■ WRITTEN TASK ■
Retype only the lines from the one containing "Reproduce this chart" through the one containing "return None", both included, word for word. Pictures stay out of the copy.

>> begin

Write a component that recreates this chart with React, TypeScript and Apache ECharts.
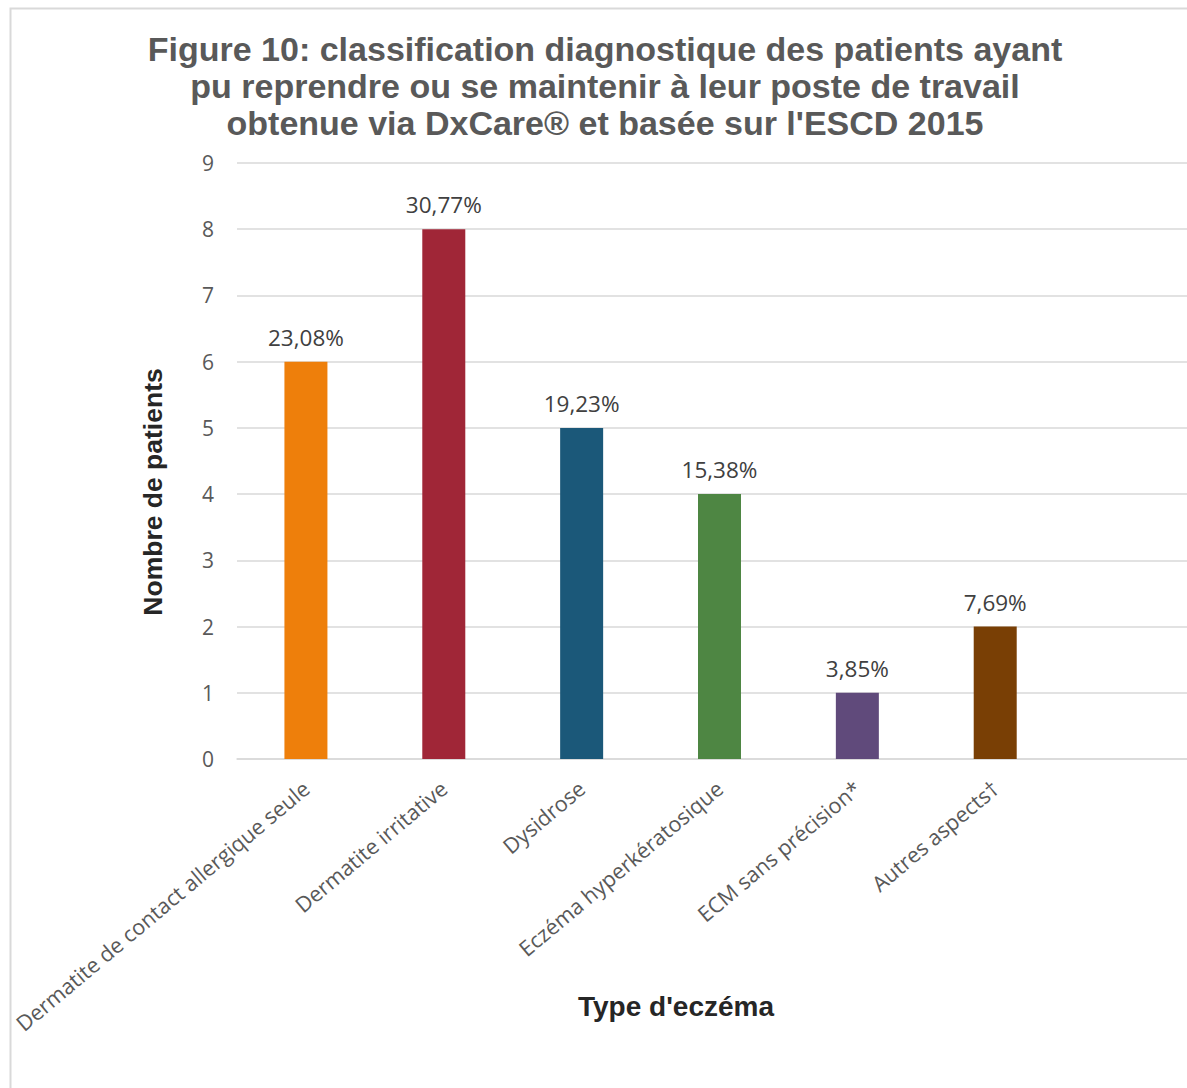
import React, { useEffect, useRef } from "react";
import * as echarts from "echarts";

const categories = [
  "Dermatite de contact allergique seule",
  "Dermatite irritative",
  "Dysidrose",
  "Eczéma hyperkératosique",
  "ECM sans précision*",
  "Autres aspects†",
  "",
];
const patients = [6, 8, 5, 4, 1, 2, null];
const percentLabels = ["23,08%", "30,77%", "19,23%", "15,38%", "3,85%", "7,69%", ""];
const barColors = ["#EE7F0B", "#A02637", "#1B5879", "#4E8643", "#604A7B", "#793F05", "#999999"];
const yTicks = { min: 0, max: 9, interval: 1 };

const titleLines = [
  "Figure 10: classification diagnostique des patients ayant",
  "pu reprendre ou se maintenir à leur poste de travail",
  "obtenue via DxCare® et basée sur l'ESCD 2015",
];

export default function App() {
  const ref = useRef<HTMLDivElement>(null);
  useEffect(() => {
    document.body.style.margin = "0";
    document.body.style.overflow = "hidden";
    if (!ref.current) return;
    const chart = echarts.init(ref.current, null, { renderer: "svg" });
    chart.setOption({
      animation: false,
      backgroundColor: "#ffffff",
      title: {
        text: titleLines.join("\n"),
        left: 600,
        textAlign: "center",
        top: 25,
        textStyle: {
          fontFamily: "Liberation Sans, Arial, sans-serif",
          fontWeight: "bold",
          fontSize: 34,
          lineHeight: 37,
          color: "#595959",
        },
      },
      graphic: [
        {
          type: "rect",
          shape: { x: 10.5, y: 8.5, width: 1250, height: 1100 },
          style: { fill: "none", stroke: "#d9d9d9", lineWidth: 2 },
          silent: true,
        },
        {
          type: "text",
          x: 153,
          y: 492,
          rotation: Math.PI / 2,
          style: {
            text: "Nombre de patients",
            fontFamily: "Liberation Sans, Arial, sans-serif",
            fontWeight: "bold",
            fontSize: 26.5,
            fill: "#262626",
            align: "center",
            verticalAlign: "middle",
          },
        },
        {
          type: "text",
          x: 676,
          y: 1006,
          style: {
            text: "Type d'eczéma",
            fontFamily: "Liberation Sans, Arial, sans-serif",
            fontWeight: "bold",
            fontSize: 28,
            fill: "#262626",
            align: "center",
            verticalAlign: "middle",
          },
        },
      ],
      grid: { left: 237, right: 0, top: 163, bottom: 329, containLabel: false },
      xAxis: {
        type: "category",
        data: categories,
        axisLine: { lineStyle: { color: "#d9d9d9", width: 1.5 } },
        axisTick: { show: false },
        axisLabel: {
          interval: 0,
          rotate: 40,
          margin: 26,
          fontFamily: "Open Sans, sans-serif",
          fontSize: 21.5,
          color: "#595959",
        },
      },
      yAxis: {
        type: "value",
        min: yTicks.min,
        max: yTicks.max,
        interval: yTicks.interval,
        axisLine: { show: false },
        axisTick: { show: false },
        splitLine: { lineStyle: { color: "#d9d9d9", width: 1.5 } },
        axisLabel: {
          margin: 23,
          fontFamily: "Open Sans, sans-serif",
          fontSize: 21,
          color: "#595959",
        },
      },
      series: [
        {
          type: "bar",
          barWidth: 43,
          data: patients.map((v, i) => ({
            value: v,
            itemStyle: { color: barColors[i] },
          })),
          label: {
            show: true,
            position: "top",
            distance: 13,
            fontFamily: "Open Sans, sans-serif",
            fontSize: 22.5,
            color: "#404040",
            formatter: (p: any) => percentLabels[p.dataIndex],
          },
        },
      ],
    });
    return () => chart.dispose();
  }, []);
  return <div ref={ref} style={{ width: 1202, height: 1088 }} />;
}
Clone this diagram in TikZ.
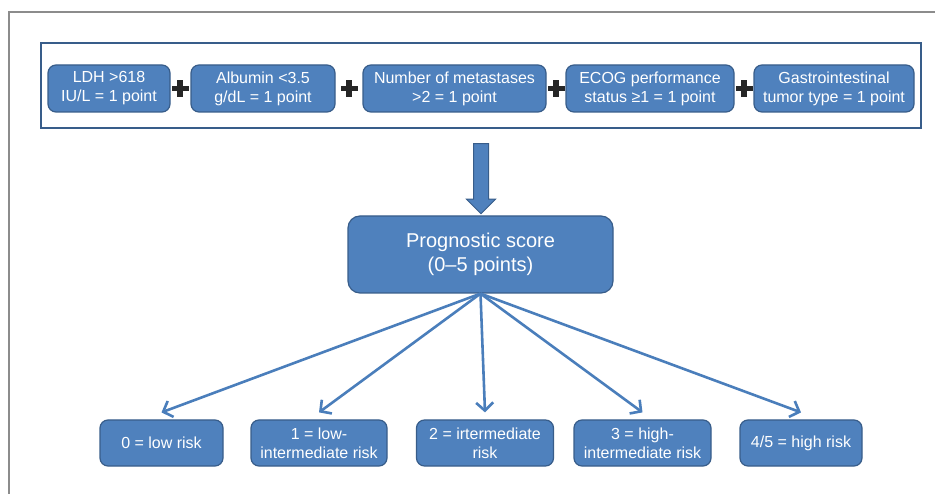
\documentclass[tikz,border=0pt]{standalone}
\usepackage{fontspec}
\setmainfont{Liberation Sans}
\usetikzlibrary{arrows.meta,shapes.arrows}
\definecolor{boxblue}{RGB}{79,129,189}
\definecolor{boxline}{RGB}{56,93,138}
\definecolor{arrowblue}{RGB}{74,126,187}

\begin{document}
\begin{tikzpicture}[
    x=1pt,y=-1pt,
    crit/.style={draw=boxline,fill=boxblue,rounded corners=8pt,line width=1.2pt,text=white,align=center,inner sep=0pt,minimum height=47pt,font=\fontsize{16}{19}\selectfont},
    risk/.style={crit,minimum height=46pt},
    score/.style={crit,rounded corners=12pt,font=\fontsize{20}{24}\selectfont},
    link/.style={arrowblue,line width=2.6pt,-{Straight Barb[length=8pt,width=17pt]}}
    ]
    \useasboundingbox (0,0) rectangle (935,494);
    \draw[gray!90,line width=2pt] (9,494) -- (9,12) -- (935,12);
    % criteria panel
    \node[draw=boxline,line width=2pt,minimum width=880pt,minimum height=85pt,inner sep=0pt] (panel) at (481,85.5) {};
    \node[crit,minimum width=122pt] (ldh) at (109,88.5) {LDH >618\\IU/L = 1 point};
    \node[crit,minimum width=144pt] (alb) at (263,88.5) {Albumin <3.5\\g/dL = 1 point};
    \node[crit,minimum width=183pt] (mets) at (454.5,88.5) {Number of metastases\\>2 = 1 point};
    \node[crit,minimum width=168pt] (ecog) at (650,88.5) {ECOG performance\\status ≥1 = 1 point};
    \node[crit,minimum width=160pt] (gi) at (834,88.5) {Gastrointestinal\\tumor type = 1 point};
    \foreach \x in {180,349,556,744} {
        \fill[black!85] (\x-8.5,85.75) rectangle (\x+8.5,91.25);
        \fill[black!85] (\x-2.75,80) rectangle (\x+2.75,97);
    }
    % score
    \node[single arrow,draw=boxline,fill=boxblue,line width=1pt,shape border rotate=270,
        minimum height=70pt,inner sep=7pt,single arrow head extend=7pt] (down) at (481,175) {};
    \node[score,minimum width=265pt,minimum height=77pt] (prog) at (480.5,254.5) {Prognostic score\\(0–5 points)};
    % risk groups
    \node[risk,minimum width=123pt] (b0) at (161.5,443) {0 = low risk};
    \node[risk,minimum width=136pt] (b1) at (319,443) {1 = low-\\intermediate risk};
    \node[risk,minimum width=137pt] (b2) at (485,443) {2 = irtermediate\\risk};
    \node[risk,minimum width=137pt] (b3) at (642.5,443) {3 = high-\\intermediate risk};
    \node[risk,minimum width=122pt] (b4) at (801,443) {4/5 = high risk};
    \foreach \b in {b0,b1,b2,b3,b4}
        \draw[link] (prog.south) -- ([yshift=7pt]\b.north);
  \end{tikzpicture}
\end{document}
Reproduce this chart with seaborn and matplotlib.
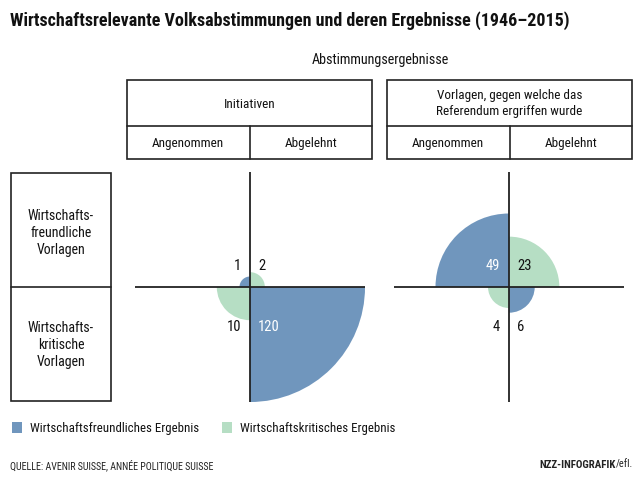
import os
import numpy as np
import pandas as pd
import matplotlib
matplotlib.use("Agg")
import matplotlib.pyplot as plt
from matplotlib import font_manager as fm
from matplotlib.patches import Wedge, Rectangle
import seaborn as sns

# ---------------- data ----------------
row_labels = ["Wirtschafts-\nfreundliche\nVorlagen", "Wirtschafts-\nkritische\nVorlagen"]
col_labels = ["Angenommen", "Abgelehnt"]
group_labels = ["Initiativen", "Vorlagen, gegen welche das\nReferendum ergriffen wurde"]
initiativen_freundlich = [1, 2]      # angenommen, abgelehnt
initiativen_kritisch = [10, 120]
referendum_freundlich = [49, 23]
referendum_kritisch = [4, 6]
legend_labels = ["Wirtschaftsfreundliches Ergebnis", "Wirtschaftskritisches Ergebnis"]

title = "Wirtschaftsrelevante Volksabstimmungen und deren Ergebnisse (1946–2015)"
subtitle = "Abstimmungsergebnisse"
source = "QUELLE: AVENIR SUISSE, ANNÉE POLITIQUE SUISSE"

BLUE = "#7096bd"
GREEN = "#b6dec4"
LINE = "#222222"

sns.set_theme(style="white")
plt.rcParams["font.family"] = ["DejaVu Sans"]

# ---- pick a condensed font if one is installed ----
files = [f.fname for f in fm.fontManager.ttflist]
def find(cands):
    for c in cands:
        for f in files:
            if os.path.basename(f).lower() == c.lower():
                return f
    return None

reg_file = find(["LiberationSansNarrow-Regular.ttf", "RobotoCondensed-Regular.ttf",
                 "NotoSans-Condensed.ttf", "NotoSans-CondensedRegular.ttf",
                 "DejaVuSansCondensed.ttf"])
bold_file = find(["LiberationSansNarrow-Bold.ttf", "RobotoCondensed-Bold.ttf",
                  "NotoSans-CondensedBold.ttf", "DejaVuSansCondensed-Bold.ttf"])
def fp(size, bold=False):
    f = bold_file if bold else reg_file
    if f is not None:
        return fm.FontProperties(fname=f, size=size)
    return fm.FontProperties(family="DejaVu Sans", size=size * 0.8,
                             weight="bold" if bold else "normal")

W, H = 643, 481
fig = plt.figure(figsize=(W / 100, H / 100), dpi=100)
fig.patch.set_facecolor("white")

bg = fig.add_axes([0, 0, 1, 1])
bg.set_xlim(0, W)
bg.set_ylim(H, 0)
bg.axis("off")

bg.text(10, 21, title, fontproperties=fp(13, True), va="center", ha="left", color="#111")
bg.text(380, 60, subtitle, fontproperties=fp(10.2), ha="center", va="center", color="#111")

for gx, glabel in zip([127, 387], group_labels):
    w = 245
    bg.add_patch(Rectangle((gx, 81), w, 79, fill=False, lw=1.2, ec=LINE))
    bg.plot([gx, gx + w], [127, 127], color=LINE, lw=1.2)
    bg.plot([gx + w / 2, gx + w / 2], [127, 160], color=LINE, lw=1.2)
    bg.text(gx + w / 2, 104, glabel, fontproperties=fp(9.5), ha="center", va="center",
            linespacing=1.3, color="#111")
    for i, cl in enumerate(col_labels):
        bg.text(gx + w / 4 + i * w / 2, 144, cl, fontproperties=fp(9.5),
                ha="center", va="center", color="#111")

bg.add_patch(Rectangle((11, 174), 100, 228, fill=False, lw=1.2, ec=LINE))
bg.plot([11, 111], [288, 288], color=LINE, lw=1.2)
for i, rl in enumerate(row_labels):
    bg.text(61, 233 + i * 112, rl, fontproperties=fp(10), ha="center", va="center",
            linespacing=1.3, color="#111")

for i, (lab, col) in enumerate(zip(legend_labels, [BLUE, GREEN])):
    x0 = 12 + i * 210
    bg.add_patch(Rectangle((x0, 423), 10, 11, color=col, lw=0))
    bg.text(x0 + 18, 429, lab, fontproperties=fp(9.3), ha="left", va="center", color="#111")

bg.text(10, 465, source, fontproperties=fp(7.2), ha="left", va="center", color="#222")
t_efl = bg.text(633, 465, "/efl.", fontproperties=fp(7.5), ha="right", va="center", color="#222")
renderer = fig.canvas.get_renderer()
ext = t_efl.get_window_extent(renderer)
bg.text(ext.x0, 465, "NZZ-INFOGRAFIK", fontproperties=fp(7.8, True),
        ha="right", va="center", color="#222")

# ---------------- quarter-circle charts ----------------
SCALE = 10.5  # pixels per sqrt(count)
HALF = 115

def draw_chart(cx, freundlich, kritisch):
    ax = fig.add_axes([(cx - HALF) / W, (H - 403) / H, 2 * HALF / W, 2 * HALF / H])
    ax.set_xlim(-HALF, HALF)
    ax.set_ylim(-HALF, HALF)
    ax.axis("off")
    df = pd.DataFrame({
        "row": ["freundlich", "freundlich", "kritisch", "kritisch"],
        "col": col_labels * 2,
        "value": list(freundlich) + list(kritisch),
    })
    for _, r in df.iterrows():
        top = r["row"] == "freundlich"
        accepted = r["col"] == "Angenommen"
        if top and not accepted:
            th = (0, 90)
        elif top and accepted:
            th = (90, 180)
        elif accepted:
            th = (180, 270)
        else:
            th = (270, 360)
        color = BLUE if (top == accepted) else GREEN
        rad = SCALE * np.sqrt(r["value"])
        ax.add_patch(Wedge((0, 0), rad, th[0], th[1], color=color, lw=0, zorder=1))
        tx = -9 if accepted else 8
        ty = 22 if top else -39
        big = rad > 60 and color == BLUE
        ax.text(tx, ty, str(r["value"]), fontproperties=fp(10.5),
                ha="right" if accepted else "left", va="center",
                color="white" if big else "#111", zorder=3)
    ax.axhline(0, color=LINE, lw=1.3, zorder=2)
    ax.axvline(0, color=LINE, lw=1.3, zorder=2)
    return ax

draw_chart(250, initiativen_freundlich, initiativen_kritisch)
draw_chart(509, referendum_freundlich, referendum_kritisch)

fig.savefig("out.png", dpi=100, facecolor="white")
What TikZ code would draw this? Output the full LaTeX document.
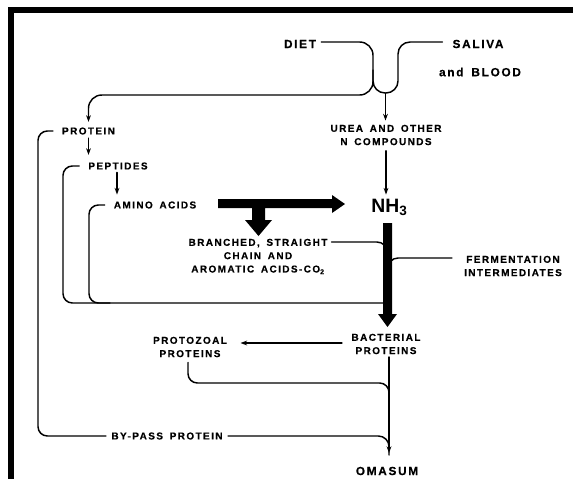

>> end

■ CORRECT ANSWER ■
Reproduce this chart with seaborn and matplotlib.
import os
import numpy as np
import pandas as pd
import matplotlib
matplotlib.use("Agg")
import matplotlib.pyplot as plt
from matplotlib import font_manager as fm
from matplotlib.patches import Wedge, Rectangle
import seaborn as sns

# ---------------- data ----------------
row_labels = ["Wirtschafts-\nfreundliche\nVorlagen", "Wirtschafts-\nkritische\nVorlagen"]
col_labels = ["Angenommen", "Abgelehnt"]
group_labels = ["Initiativen", "Vorlagen, gegen welche das\nReferendum ergriffen wurde"]
initiativen_freundlich = [1, 2]      # angenommen, abgelehnt
initiativen_kritisch = [10, 120]
referendum_freundlich = [49, 23]
referendum_kritisch = [4, 6]
legend_labels = ["Wirtschaftsfreundliches Ergebnis", "Wirtschaftskritisches Ergebnis"]

title = "Wirtschaftsrelevante Volksabstimmungen und deren Ergebnisse (1946–2015)"
subtitle = "Abstimmungsergebnisse"
source = "QUELLE: AVENIR SUISSE, ANNÉE POLITIQUE SUISSE"

BLUE = "#7096bd"
GREEN = "#b6dec4"
LINE = "#222222"

sns.set_theme(style="white")
plt.rcParams["font.family"] = ["DejaVu Sans"]

# ---- pick a condensed font if one is installed ----
files = [f.fname for f in fm.fontManager.ttflist]
def find(cands):
    for c in cands:
        for f in files:
            if os.path.basename(f).lower() == c.lower():
                return f
    return None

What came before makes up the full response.